Scientists at Teneobio have used sequencing to sort through large repertoires of antibody genes, group antibodies into related sequence families and rank those most likely to have high affinity for a target antigen. “It’s a simple equation,” said Harris. “The more abundant an antibody sequence is within a sequence family, the more likely it is that the antibody will be specific for its antigen.”

Sequencing can also pinpoint some potential limitations, such as amino acid sequences associated with less stable or hard-to-manufacture antibodies. By rapidly finding good binders and weeding out problems, sequence-based screening allows scientists to focus their lab-based testing on a smaller selection of high-quality molecules. It also accelerates the job of assembling binders, like beads on a string, into multispecific drug formats.

In the long run, this new technology opens the door to dramatic improvements by facilitating in silico drug design. “Eventually, we can use computers to help us make digital libraries of antibodies and then use those libraries to understand which sequences provide the best leads,” said Russell.

To make progress, in silico methods need to work hand-in-glove with lab work in an iterative cycle. Computers can predict the best antibodies based on their sequences; scientists can make and test those antibodies, and the results can inform machine learning models and sharpen the accuracy of future predictions.

“The heavy chain-only platform will allow us to do in silico library design, which has the potential to reduce by as much as two-thirds the time it will take to develop leads and hand them off to the teams that see if those leads actually help patients,” said Russell. “That’s why we are so excited about the platform.”

New options for T cell engagers

Another Teneobio innovation could expand the therapeutic potential of Amgen’s bispecific T cell engagers. T cell engagers are designed to direct the power of the immune system against cancer by directly linking T cells to tumor cells. In some patients, the resulting immune response can lead to a cascade of events, called cytokine release syndrome (CRS), that impact normal tissue as well. While CRS can be mitigated by anti-inflammatory drugs and modified dosing regimens, these measures may reduce or delay a drug’s treatment benefits.

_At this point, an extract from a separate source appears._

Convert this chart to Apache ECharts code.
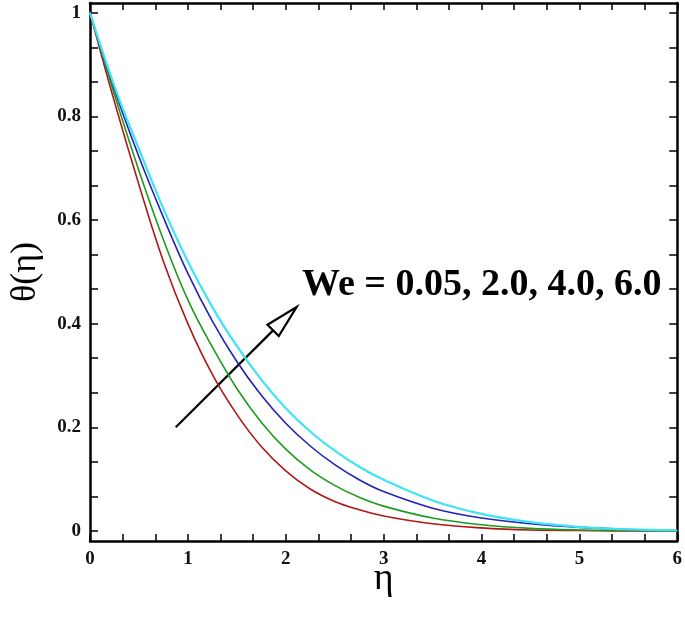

Teneobio has engineered a T cell engager that binds with a very low affinity to the CD3 receptor on T cells. Both high- and low-affinity T cell binders are needed in cancer therapy. Some cancer patients benefit from higher potency, even if it comes with higher cytokine release, while other patients require lower risk of CRS, even if it comes with lower potency. The addition of Teneobio will help Amgen optimize our molecules and provide the right CD3 engager for the right target, the right tumor, and the right patient.

In his comments on the day that Teneobio staff joined Amgen, Deshaies emphasized that the new combined team will be pursuing a highly ambitious research agenda.

“We are not just trying to make a few medicines, which is obviously important in and of itself. We are trying to come up with a whole new class of medicines that will completely reshape how we think about treating patients. That’s incredibly exciting.”